*ENTRIES SUPPLIED*:
|---|
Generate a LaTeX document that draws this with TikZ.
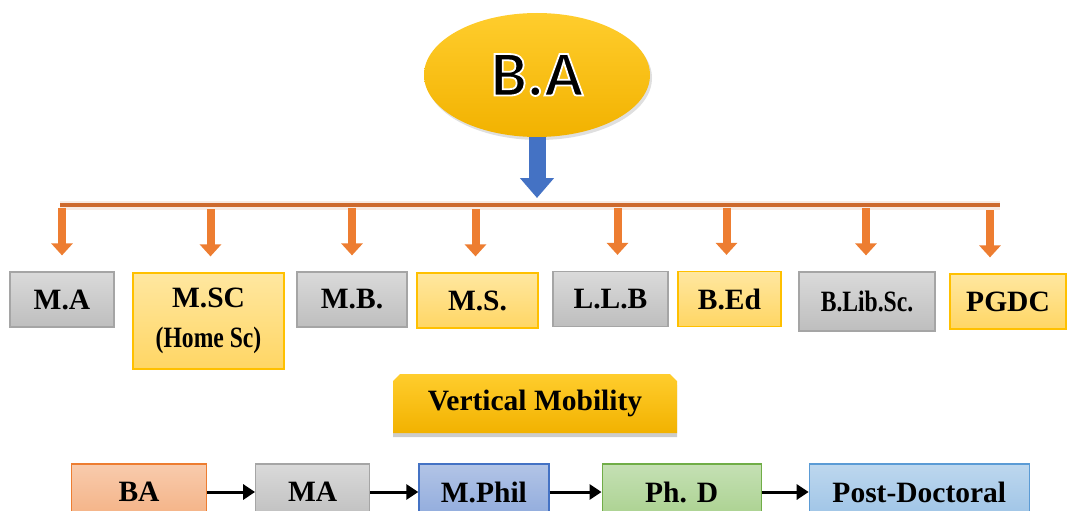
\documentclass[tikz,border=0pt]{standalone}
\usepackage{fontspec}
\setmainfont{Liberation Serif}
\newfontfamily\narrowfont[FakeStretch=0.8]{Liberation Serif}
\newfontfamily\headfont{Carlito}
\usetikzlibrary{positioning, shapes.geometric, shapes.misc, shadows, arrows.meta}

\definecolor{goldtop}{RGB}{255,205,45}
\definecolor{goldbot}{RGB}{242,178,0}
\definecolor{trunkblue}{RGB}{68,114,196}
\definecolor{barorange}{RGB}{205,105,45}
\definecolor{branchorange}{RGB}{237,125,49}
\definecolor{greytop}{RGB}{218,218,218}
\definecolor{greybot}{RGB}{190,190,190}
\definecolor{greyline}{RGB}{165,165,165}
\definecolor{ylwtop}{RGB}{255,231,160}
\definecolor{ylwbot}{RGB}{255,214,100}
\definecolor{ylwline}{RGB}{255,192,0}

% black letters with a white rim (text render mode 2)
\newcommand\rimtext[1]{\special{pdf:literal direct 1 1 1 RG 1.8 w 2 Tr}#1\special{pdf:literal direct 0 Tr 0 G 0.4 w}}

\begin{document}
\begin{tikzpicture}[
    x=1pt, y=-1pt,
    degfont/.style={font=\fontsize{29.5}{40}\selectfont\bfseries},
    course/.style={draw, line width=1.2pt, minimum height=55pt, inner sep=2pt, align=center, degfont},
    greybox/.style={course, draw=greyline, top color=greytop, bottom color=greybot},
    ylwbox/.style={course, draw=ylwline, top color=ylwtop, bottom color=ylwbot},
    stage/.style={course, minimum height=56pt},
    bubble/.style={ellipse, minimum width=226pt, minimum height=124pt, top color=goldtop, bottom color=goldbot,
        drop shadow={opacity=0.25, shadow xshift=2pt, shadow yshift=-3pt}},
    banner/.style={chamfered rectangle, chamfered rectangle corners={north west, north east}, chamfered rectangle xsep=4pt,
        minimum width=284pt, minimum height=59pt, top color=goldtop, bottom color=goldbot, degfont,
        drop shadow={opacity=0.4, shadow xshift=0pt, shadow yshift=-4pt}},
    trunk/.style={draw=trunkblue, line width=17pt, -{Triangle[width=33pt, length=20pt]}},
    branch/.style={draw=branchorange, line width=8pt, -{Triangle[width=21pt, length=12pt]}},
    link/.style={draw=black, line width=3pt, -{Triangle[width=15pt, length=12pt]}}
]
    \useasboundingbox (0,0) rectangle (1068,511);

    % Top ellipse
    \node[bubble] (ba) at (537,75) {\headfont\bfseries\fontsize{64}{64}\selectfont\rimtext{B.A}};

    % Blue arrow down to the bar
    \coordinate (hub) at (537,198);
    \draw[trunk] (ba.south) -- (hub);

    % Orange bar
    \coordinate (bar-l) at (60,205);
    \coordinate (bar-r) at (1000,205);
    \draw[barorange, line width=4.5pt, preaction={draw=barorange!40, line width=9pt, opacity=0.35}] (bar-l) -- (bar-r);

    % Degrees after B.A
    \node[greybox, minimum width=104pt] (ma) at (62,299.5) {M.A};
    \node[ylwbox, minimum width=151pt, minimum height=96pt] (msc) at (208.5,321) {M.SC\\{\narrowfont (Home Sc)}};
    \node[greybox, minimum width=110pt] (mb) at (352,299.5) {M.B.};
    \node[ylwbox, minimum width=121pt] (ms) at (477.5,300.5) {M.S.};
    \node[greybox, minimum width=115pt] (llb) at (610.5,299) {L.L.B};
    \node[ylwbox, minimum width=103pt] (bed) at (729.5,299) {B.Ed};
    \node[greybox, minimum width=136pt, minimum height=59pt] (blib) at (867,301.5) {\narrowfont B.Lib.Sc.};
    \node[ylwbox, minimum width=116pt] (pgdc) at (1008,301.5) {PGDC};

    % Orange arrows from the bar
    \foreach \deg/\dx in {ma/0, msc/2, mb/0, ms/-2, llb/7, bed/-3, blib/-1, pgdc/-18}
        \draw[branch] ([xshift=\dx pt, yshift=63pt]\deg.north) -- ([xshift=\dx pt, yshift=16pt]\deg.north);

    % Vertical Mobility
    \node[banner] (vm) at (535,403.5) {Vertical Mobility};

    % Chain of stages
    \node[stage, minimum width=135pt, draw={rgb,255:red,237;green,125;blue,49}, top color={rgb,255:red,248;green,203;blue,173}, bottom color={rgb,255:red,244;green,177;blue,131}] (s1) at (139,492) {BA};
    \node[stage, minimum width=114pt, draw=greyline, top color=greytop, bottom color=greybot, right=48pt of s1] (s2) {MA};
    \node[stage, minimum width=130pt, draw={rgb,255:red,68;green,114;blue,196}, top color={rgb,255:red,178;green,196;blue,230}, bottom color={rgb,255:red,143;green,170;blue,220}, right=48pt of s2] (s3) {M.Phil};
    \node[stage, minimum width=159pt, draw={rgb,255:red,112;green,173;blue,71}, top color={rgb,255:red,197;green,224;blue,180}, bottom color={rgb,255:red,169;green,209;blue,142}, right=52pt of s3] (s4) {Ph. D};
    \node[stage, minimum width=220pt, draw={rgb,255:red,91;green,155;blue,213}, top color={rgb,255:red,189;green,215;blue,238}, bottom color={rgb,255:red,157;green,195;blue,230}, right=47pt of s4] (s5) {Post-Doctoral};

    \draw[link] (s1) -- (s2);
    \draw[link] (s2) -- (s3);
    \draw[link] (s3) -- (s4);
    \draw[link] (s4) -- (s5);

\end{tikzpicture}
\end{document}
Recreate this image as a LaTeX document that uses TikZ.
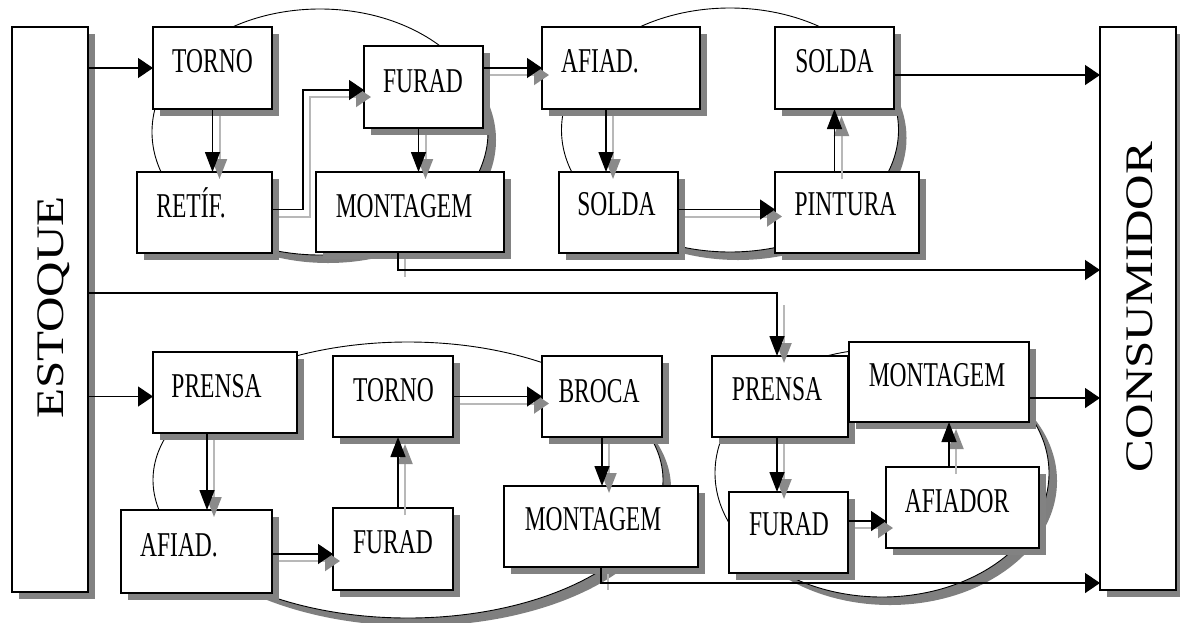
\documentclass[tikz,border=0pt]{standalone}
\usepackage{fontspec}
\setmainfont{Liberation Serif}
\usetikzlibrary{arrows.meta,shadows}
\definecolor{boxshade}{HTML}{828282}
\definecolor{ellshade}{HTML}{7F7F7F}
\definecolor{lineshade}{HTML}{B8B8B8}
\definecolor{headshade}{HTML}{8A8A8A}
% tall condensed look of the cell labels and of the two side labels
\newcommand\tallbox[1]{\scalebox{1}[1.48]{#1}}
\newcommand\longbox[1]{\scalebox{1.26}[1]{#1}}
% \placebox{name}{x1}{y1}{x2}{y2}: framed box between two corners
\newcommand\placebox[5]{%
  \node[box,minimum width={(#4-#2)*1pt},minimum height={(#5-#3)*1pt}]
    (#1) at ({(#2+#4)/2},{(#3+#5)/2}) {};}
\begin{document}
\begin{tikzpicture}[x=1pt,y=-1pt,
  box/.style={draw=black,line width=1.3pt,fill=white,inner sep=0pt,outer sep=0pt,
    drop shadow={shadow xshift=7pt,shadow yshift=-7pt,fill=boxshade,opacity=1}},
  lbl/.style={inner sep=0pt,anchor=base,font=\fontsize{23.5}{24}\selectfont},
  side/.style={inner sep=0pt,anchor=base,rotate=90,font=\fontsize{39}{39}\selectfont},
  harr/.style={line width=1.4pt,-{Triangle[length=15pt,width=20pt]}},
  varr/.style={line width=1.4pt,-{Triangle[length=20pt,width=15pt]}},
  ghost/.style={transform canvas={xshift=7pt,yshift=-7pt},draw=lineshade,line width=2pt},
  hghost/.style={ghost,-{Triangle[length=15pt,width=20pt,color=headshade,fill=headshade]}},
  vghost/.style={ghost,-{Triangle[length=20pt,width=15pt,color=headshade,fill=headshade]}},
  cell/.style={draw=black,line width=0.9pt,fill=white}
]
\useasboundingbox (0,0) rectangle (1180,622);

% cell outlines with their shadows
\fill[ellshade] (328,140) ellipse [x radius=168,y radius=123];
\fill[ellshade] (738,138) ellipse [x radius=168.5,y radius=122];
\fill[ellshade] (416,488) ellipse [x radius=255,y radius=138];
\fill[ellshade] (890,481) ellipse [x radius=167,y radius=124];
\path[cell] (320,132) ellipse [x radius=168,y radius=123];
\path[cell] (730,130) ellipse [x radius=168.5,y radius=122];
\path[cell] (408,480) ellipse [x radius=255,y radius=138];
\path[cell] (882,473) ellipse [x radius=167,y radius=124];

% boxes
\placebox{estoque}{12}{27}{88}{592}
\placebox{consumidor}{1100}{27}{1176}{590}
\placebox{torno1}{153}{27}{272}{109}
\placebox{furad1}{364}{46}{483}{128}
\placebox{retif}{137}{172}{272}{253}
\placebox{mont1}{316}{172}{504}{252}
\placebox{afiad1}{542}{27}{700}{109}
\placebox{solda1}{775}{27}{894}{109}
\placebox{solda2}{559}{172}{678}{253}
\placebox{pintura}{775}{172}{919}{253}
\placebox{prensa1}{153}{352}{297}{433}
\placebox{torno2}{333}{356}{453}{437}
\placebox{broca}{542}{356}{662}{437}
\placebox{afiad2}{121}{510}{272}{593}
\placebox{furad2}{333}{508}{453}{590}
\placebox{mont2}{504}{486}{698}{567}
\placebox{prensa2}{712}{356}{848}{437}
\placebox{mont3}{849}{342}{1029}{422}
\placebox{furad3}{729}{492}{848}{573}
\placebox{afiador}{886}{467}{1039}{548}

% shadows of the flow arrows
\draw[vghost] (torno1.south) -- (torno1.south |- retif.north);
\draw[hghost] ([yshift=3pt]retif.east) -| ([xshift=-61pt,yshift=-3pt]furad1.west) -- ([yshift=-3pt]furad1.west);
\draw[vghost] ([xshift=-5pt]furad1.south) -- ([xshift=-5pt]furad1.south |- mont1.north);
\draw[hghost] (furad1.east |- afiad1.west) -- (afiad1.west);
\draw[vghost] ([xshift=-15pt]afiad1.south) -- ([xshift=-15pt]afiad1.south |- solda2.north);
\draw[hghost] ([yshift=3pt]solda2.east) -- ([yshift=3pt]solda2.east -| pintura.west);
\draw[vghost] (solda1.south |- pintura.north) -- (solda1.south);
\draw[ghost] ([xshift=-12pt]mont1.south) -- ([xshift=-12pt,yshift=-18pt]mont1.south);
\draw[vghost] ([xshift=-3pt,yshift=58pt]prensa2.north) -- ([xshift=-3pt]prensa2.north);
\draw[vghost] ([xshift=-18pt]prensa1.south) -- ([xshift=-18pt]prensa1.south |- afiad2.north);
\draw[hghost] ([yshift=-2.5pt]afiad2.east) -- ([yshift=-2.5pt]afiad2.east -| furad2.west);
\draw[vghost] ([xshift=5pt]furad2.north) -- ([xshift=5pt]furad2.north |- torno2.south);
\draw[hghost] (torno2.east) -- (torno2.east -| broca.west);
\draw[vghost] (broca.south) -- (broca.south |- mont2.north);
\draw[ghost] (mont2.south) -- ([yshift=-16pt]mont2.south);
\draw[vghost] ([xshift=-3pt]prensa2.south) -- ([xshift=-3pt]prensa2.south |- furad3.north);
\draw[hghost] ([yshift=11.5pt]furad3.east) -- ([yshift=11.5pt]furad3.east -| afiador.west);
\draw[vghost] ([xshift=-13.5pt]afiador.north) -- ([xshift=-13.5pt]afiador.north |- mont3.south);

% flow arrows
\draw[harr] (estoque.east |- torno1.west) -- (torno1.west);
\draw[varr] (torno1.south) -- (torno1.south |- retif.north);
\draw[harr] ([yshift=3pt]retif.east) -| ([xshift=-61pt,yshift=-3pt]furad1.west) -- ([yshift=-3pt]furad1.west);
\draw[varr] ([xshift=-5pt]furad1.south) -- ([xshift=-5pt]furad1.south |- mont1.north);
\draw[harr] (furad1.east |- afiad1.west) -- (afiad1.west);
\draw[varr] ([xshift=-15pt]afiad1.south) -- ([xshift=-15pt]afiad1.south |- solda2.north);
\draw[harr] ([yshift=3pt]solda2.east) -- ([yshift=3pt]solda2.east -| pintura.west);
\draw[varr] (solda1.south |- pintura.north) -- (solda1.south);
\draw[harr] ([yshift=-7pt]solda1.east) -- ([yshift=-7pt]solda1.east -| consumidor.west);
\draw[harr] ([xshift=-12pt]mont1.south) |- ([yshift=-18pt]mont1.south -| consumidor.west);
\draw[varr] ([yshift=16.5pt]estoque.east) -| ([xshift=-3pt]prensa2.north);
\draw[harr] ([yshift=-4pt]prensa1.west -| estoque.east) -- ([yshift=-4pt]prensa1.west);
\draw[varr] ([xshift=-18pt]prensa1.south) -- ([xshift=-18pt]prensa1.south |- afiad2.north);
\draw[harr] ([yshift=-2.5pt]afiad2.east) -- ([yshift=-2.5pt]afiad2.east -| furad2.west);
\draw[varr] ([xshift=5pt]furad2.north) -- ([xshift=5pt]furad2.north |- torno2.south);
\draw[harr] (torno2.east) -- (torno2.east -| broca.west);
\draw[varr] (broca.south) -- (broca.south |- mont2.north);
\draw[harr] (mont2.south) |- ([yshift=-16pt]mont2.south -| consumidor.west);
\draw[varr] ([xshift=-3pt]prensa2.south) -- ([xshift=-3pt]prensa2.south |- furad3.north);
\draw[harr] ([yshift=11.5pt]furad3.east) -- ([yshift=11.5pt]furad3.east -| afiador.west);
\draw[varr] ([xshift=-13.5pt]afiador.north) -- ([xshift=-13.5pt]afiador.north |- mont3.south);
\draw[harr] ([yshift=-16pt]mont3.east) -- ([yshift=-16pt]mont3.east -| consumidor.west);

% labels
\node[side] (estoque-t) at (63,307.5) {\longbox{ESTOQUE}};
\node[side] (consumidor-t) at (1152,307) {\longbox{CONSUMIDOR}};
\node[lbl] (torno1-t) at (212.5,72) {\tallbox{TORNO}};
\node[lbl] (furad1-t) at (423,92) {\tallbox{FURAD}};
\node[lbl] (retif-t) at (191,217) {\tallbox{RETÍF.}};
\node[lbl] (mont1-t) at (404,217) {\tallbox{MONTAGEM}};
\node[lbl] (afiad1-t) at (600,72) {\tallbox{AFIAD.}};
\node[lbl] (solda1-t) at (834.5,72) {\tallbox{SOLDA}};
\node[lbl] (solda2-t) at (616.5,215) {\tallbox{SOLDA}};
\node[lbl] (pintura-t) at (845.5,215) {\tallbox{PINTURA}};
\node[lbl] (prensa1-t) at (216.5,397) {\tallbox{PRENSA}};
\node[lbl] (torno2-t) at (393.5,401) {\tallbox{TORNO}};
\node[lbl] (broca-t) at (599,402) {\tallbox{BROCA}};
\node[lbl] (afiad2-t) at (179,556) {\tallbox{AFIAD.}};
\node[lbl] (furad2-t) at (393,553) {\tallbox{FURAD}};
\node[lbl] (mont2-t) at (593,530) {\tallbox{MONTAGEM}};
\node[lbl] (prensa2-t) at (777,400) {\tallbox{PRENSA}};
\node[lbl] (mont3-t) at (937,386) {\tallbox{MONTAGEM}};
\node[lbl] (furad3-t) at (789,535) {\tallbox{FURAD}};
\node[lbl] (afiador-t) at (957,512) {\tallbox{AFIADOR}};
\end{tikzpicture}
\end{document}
|---|
Take the lines from the start of the material to the line with "(0,0) rectangle (1068,511);", both included, and transcribe them exactly without the pictures.

*RESPONSE*:
Generate a LaTeX document that draws this with TikZ.
\documentclass[tikz,border=0pt]{standalone}
\usepackage{fontspec}
\setmainfont{Liberation Serif}
\newfontfamily\narrowfont[FakeStretch=0.8]{Liberation Serif}
\newfontfamily\headfont{Carlito}
\usetikzlibrary{positioning, shapes.geometric, shapes.misc, shadows, arrows.meta}

\definecolor{goldtop}{RGB}{255,205,45}
\definecolor{goldbot}{RGB}{242,178,0}
\definecolor{trunkblue}{RGB}{68,114,196}
\definecolor{barorange}{RGB}{205,105,45}
\definecolor{branchorange}{RGB}{237,125,49}
\definecolor{greytop}{RGB}{218,218,218}
\definecolor{greybot}{RGB}{190,190,190}
\definecolor{greyline}{RGB}{165,165,165}
\definecolor{ylwtop}{RGB}{255,231,160}
\definecolor{ylwbot}{RGB}{255,214,100}
\definecolor{ylwline}{RGB}{255,192,0}

% black letters with a white rim (text render mode 2)
\newcommand\rimtext[1]{\special{pdf:literal direct 1 1 1 RG 1.8 w 2 Tr}#1\special{pdf:literal direct 0 Tr 0 G 0.4 w}}

\begin{document}
\begin{tikzpicture}[
    x=1pt, y=-1pt,
    degfont/.style={font=\fontsize{29.5}{40}\selectfont\bfseries},
    course/.style={draw, line width=1.2pt, minimum height=55pt, inner sep=2pt, align=center, degfont},
    greybox/.style={course, draw=greyline, top color=greytop, bottom color=greybot},
    ylwbox/.style={course, draw=ylwline, top color=ylwtop, bottom color=ylwbot},
    stage/.style={course, minimum height=56pt},
    bubble/.style={ellipse, minimum width=226pt, minimum height=124pt, top color=goldtop, bottom color=goldbot,
        drop shadow={opacity=0.25, shadow xshift=2pt, shadow yshift=-3pt}},
    banner/.style={chamfered rectangle, chamfered rectangle corners={north west, north east}, chamfered rectangle xsep=4pt,
        minimum width=284pt, minimum height=59pt, top color=goldtop, bottom color=goldbot, degfont,
        drop shadow={opacity=0.4, shadow xshift=0pt, shadow yshift=-4pt}},
    trunk/.style={draw=trunkblue, line width=17pt, -{Triangle[width=33pt, length=20pt]}},
    branch/.style={draw=branchorange, line width=8pt, -{Triangle[width=21pt, length=12pt]}},
    link/.style={draw=black, line width=3pt, -{Triangle[width=15pt, length=12pt]}}
]
    \useasboundingbox (0,0) rectangle (1068,511);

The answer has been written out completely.